問題が起きるとしたら、アレルギーと思われます。全長のスパイクタンパク質の中にアレルギーを起こすアミノ酸配列がある可能性はないとは言い切れません。これは全く人によります。その抗体を持っているかどうかによりますから。しかし、上のデータからはそういう人はほとんどいないと思われます。
今のところ副作用による重篤な症状としては、疲労(3.8%)、頭痛(2.0%)、発熱(≥38℃)は若年者(16%)および高齢者(11%)とのことなので、大したことはないと思われます。このあたりの評価は、人によるかも知れませんが。
人によっては、ワクチンにマイクロチップが入っていて、個人情報が抜かれ、操られる、とかSF映画のような陰謀論を言っている人いますが、私は根拠がないと思います。
というのも、マイクロチップを入れていても、電力を供給しないと電波を発信できないし、計算もできないですから、それを注射で入れても機能しないはずです。将来ものすごく省電力で外からエネルギーを供給しなくても自力で計算して電波を飛ばすチップが開発されれば別ですが、それにはまだまだ時間がかかると思います。固体電池で超小型で高性能のものができればもしかしたらできるかも知れませんが。
また、勘違いされている人の中に、ウイルスを弱めたものをワクチンと考えている人がいます。これは他のワクチンでは実際にあり、ウイルスを弱めて飲ませたり、接種したりする場合はあり得ます。
しかし、今回のワクチンは、ウイルスが作成する数種類のタンパク質のうちの、スパイクタンパク質のみを作らせるものです。ですから、ウイルスそのものはできません。今回のワクチンを接種してもRNA複製酵素もウイルス外被タンパク質もできませんから、ウイルスRNAは増殖しないし、ウイルス粒子もできません。
そういう意味では、ファイザーとビオンテックのワクチンを注射することで、新型コロナウイルスが出現して病気になることはありません。
ただ、一つ問題なのは、このスパイクタンパク質が変異して、今回のワクチンとは違うスパイクタンパク質を持つウイルスが出現した場合に、このワクチンの免疫で抑制できるか?ということでしょう。
それについては、免疫を獲得した部位が変異箇所でなければ有効な可能性がありますが、変異箇所を免疫がブロックしていた場合には、そこが変異することで免疫が効かなくなることもないとは言えません。
しかし、これは、インフルエンザなど他のウイルスや細菌、マイコプラズマなどでも同じことです。変異とワクチンのイタチごっこはどんなウイルスや病原菌でも起こります。
これらを考え合わせると、今回のファイザーとビオンテックのワクチンを打っても副作用で死亡する確率は、従来のワクチンに比べて高くはなく、副作用が出ても、疲労感、頭痛、発熱程度ですから、打っても特に危険性が大きいということはないと思います。
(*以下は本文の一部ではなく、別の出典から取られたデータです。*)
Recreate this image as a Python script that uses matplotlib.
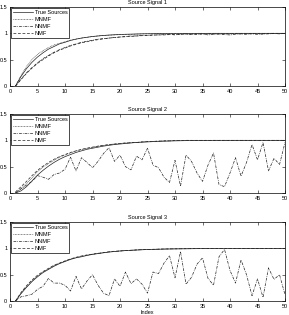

他のワクチンと同程度のリスク(アレルギーなど)はあると思いますけど。
ですので、普通に健康な人がファイザーとビオンテックのワクチンを受けることを陰謀論に基づいて控える、という考えに根拠はないと考えています。
ただ、症例数が十分かどうかについての考え方は人それぞれでしょうから、慎重を期すのであれば、もう少し多くの人が接種して、人種間差なども観察して副作用が無いことを完全に確認してから受ける、という考えもあるかも知れません。
早くワクチンを接種して早目に免疫を獲得するか、慎重にしばらく様子を見てからにするか、は悩ましいかも知れませんね。でも、上の副作用のデータからいえば、どちらでもいい気がします。